In Mark Gospel chapter 10:35-45, John and his brother James were struggling who would be on the throne with Jesus. But in this scripture we see 24. These thrones referred to here are arranged in a circular form, around the throne. There is no mention of "first or second chair" as James and John were hoping if Jesus allowed them or grant them their wishes.

My Probable interpretation is the 24 thrones as 24 seats of authority given to the faithful.

These thrones are seated "elders" representing Gentile believers. The point here is not who these "elders" are by name, but what they are doing?falling on their faces before God in worship (4:10-11)


The "seven lamps of fire" are said to be the "seven spirits of God." These spirits symbolizes the sevenfold ministry of the Holy Spirit reference In Isa 11:2-3

 The "lamps" signify the unique role of the Holy Spirit in executing judgment. The Spirit will carry out this judgment.


Verse 7

John describes these four living creatures:

"The first creature was like a lion, and the second creature like a calf, and the third creature had a face like that of a man, and the fourth creature was like a flying eagle." 

These four characterizations are the same as those in Ezekiel 1:10 but it is difficult to decipher their meaning. Again, the word "like" expresses similarity. The four creatures likely represent four classes of created beings: wild beasts, domesticated animals, human beings, and flying creatures.


Verse 8

John then writes in that these four living creatures have "six wings are full of eyes around and within; and day and night they do not cease to say, ?HOLY, HOLY, HOLY IS THE LORD GOD, THE ALMIGHTY, WHO WAS AND WHO IS AND WHO IS TO COME.' "

These creatures seem similar to the seraphim (lit burning ones) of Isaiah 6:2-3, in that they each have six wings. Their many eyes suggest alertness, comprehensive knowledge, and constant vigilance "Around and within" probably mean that they had eyes even on the undersides of their wings so they could move their wings without interrupting their vision. Their movements did not detract their constant vigilance. They ascribe holiness to God day and night, constantly without stopping.  There will be no need for rest in heaven!


This verse reveals several aspects of God's character that are adored.

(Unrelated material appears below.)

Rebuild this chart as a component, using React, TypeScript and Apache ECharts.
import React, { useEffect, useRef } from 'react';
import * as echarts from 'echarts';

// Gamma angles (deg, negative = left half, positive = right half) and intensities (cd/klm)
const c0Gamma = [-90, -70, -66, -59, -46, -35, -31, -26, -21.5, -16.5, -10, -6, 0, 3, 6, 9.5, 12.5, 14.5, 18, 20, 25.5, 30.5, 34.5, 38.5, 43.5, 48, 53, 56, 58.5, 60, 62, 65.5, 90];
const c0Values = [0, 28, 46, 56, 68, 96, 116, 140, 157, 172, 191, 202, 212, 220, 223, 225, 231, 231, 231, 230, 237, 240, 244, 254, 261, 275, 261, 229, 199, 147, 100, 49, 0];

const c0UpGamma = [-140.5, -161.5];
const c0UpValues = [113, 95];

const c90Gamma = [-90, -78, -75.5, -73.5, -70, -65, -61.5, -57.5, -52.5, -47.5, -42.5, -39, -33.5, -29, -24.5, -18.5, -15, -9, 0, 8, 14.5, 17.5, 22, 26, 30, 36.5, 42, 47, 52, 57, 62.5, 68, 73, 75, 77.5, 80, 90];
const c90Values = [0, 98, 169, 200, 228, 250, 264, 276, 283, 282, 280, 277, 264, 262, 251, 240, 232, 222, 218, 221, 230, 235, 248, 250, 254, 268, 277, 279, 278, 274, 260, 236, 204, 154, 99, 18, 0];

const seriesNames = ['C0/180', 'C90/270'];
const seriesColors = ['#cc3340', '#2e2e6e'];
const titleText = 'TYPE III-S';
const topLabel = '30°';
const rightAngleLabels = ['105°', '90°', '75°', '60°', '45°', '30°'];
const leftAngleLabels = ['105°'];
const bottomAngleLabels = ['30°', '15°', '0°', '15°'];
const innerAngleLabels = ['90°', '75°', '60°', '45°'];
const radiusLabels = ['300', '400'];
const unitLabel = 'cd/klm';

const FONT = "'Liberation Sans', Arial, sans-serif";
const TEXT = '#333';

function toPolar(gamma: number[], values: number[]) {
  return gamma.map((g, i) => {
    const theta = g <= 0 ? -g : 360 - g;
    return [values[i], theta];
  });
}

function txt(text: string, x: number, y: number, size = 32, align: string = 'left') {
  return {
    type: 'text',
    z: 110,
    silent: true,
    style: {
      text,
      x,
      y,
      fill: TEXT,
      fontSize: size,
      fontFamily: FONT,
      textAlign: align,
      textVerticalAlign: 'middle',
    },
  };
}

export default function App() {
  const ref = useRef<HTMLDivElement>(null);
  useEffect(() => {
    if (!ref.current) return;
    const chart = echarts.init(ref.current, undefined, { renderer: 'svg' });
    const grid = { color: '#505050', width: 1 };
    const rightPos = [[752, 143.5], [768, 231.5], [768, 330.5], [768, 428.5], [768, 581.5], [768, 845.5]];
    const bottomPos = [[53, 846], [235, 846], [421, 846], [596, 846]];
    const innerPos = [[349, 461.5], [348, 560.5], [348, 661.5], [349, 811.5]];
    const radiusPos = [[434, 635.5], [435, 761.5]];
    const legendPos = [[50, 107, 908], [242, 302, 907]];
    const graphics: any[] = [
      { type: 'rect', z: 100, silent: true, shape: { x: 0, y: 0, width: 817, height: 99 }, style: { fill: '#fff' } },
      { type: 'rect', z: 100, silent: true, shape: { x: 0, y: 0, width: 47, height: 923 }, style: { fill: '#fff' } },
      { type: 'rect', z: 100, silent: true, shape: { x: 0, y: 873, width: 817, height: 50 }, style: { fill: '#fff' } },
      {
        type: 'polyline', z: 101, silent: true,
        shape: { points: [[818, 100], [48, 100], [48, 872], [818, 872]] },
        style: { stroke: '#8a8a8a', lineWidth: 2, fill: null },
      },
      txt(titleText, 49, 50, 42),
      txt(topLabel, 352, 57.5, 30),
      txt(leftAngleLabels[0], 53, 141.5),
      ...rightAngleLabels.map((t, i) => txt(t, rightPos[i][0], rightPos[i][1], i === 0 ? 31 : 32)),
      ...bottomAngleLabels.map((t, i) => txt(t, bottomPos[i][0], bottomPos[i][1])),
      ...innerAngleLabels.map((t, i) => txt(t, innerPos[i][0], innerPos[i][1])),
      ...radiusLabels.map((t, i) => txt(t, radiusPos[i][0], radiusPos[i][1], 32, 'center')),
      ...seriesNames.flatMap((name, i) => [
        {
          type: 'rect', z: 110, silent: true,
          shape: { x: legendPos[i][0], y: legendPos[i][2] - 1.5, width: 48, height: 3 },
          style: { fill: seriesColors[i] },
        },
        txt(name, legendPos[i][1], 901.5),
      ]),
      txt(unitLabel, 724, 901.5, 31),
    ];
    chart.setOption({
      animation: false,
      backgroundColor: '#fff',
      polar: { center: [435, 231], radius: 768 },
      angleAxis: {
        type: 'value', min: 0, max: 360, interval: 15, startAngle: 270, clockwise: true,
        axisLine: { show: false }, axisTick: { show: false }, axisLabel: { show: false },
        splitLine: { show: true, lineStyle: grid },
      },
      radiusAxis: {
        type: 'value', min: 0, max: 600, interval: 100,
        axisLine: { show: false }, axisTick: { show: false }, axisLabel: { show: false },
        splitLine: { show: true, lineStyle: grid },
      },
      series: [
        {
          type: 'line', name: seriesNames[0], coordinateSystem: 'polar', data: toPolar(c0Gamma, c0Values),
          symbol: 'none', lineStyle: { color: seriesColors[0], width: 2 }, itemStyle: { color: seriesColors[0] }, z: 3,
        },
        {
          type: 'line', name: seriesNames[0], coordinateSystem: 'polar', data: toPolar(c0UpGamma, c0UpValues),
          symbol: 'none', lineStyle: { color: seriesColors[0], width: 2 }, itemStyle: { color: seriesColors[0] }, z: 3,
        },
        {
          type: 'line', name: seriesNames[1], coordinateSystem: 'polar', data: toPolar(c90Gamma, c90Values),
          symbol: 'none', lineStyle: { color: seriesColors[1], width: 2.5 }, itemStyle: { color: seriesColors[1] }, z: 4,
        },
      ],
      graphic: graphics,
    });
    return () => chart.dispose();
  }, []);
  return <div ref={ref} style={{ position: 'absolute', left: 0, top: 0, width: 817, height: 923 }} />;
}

First, He is worshipped as the Holy One.

God is holy in two ways:

·         He is separated from all that He created and is not to be identified with the physical and material universe;

·         He is also separate from sin. The holiness of God emphasizes both His transcendence as well as His moral purity.

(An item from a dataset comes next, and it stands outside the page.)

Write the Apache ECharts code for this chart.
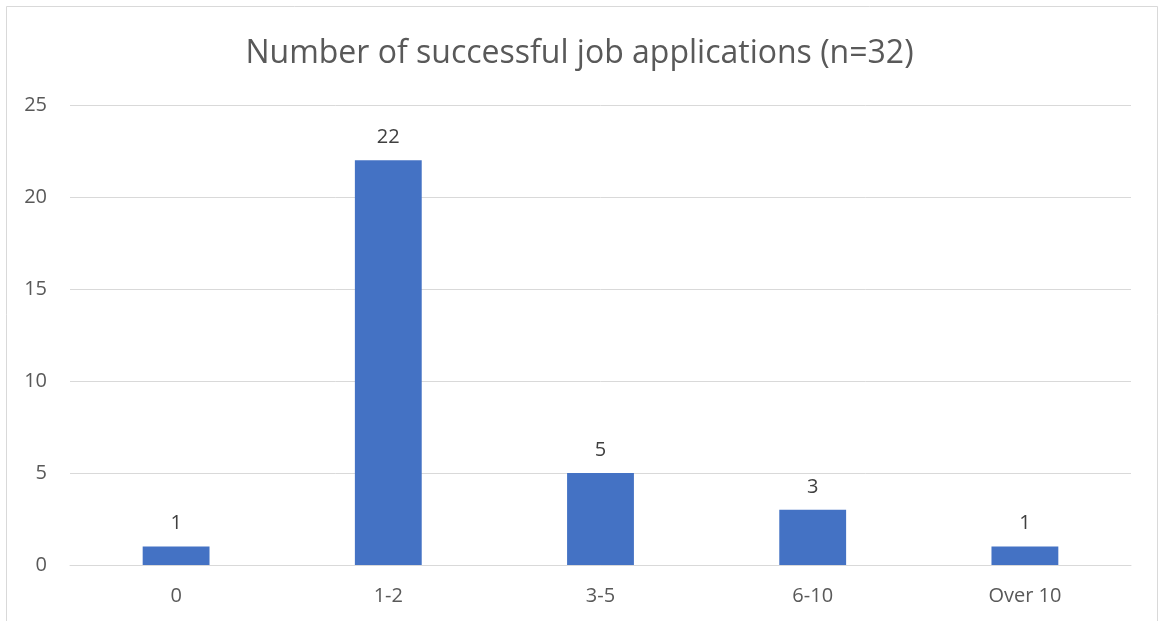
<!DOCTYPE html>
<html><head><meta charset="utf-8">
<script src="https://cdn.jsdelivr.net/npm/echarts@6/dist/echarts.min.js"></script>
<style>html,body{margin:0;padding:0;background:#fff}#c{width:1159px;height:621px}</style>
</head><body><div id="c"></div>
<script>
var categories = ['0', '1-2', '3-5', '6-10', 'Over 10'];
var values = [1, 22, 5, 3, 1];
var yTicks = [0, 5, 10, 15, 20, 25];
var chart = echarts.init(document.getElementById('c'));
chart.setOption({
  animation: false,
  backgroundColor: '#fff',
  textStyle: { fontFamily: 'Open Sans, Liberation Sans, sans-serif' },
  graphic: [{ type: 'rect', shape: { x: 6.5, y: 6.5, width: 1151, height: 630 }, style: { fill: 'none', stroke: '#d9d9d9', lineWidth: 1 }, silent: true }],
  title: { text: 'Number of successful job applications (n=32)', left: 'center', top: 33,
    textStyle: { fontSize: 32, fontWeight: 'normal', color: '#595959', fontFamily: 'Open Sans, sans-serif' } },
  grid: { left: 70, right: 28, top: 105, bottom: 56, containLabel: false },
  xAxis: { type: 'category', data: categories,
    axisLine: { lineStyle: { color: '#d9d9d9', width: 1 } }, axisTick: { show: false },
    axisLabel: { color: '#595959', fontSize: 20, margin: 21 } },
  yAxis: { type: 'value', min: yTicks[0], max: yTicks[yTicks.length - 1], interval: 5,
    axisLine: { show: false }, axisTick: { show: false },
    splitLine: { lineStyle: { color: '#d9d9d9', width: 1 } },
    axisLabel: { color: '#595959', fontSize: 20, margin: 23 } },
  series: [{ type: 'bar', data: values, barWidth: '31.5%',
    itemStyle: { color: '#4472c4' },
    label: { show: true, position: 'top', distance: 13, color: '#404040', fontSize: 20 } }]
});
</script></body></html>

Holiness, in this verse, refers to God's attribute of absolute moral purity, but it also seems to mean more. The phrase ("Holy, Holy, Holy") in verse 8, is reminiscent of the words of the seraphim in Isaiah 6:3, thereby suggesting the same God whom Isaiah envisioned as the holy One


Verses 9-11

John brings his vision to a climax as he writes

"And when the living creatures give glory and honour and thanks to Him who sits on the throne, to Him who lives forever and ever, and the twenty-four elders will fall down before Him who sits on the throne, and will worship Him who lives forever and ever, and will cast their crowns before the throne, saying, ?Worthy are You, our Lord and our God, to receive glory and honour and power; for You created all things, and because of Your will they existed, and were created.'"

The four living creatures give praise to eternal God. The focus of their worship is on God's purity, His power, and His pre-eminence. Giving "glory and honour" calls attention to the perfections of God. While giving "thanks" calls attention to the manifold gifts of God in creation and redemption



From Suffering to Glory

Paul was writing In Romans 8: 18 not as a novice but as someone who has seen God in suffering and in His Glory;


"For I consider that the sufferings of this present time are not worthy to be compared with the glory which shall be revealed in us."


Knowing angels worship God should prompt our worship also. Do we have any cause not to praise Him or thank Him? Like these four living creatures, we give God honour and reverence, not for His sake (because He is of Himself full of glory to which no creature can add anything), but for our own sake.